Review Rating
With the October 2004 review, we began rating the books on the basis of one to four trowels;
one trowel= don’t bother, to four trowels= run right out to your local book store and buy the hard cover!
Haunted Ground by Erin Hart
Reviewed on: August 1, 2003
Scribner, New York
2003 (hc)
This is a first novel by a new young author and I can strongly believe that we readers will have many years of enjoyment ahead of us if Erin Hart persists in her career as a writer. Erin Hart, a graduate of St. Olaf College and the University of Minnesota, was communications director for the Minnesota Arts Board and is a founder of Minnesota’s Irish Music and Dance Association. I cite these biographical details because Ms. Hart artfully and seamlessly weaves her experiences into this wonderfully atmospheric novel of Ireland, archaeology and murder.
Nora Gavin is one of her protagonists—an American born (Minneapolis, in fact) pathologist—called in to aid Irish archaeologist Cormac Maguire when the severed head of beautiful young red-headed woman is discovered by Irish farmers cutting turf in a peat bog. Because of the recent disappearance of a young mother and her son from the same vicinity, a third protagonist, police officer Garrett Devaney, is introduced to the reader. It is soon established that the disembodied head is truly a bog body— at first believed to be anywhere from several hundred to a thousand years old. Yet the two mysteries – the missing mother and son and the ancient victim—are intertwined and united by the sadness that is so often a part of Irish history.

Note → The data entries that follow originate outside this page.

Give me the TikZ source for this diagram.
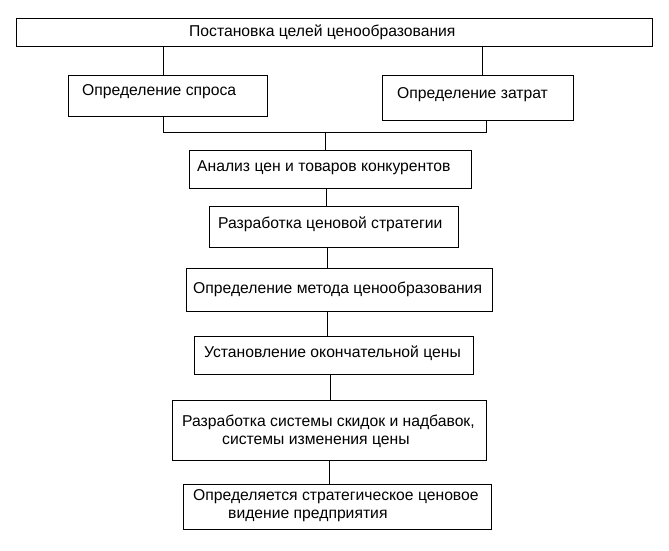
\documentclass[tikz,border=0pt]{standalone}
\usepackage{fontspec}
\setmainfont{Liberation Sans}
\usepackage{tikz}

\tikzset{
    blok/.style={draw,line width=1pt,inner sep=0pt,outer sep=0pt},
    tekst/.style={anchor=west,inner sep=0pt,align=left}
}

\begin{document}
\begin{tikzpicture}[x=1pt,y=-1pt,font=\fontsize{15.7}{18}\selectfont]
    \useasboundingbox (0,0) rectangle (669,550);

    % Рамки блоков.
    \node[blok,minimum width=636,minimum height=28] (cel) at (334,32) {};
    \node[blok,minimum width=199,minimum height=41] (spros) at (167.5,95.5) {};
    \node[blok,minimum width=191,minimum height=45] (zatr) at (477.5,97.5) {};
    \node[blok,minimum width=282,minimum height=38] (analiz) at (330,169) {};
    \node[blok,minimum width=249,minimum height=41] (strat) at (333.5,226.5) {};
    \node[blok,minimum width=306,minimum height=43] (metod) at (339,289.5) {};
    \node[blok,minimum width=279,minimum height=38] (cena) at (333.5,355) {};
    \node[blok,minimum width=314,minimum height=60] (skid) at (329,430) {};
    \node[blok,minimum width=308,minimum height=45] (vid) at (337,506.5) {};

    % Надписи.
    \node[tekst] (t-cel) at (189,32) {Постановка целей ценообразования};
    \node[tekst] (t-spros) at (82,92) {Определение спроса};
    \node[tekst] (t-zatr) at (397,95) {Определение затрат};
    \node[tekst] (t-analiz) at (197,168) {Анализ цен и товаров конкурентов};
    \node[tekst] (t-strat) at (218,224) {Разработка ценовой стратегии};
    \node[tekst] (t-metod) at (193,289) {Определение метода ценообразования};
    \node[tekst] (t-cena) at (204,353) {Установление окончательной цены};
    \node[tekst] (t-skid) at (182,431)
        {Разработка системы скидок и надбавок,\\\hspace*{40pt}системы изменения цены};
    \node[tekst] (t-vid) at (193,506)
        {Определяется стратегическое ценовое\\\hspace*{35pt}видение предприятия};

    % Связи.
    \coordinate (js) at (163,132);
    \coordinate (jz) at (486,132);
    \coordinate (jm) at (325,132);
    \draw[line width=1pt] (cel.south -| js) -- (spros.north -| js);
    \draw[line width=1pt] (cel.south -| 482,0) -- (zatr.north -| 482,0);
    \draw[line width=1pt] (spros.south -| js) -- (js) -- (jz) -- (zatr.south -| jz);
    \draw[line width=1pt] (jm) -- (analiz.north -| jm);
    \foreach \a/\b/\x in {analiz/strat/326,strat/metod/327,metod/cena/327,cena/skid/330,skid/vid/329}{
        \draw[line width=1pt] (\a.south -| \x,0) -- (\b.north -| \x,0);
    }
\end{tikzpicture}
\end{document}
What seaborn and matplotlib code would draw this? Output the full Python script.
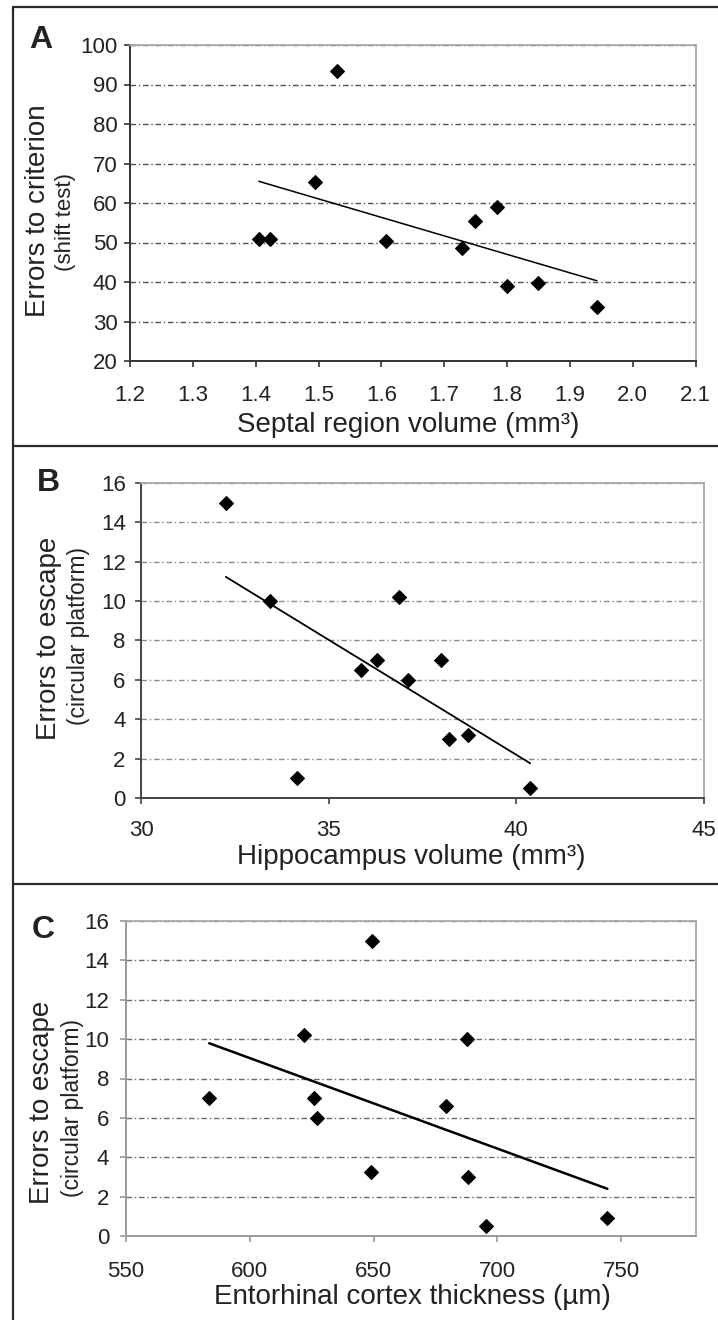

Erin Hart’s storytelling abilities are remarkable, her ear for Irish dialogue fairly sings at times, and her descriptions of the Irish countryside and its urban features are wonderful to read. And she tells an awfully good murder mystery! This is one book that I heartily urge readers to go out and buy now—don’t wait for the paperback. This is too good a book to postpone the pleasure of reading!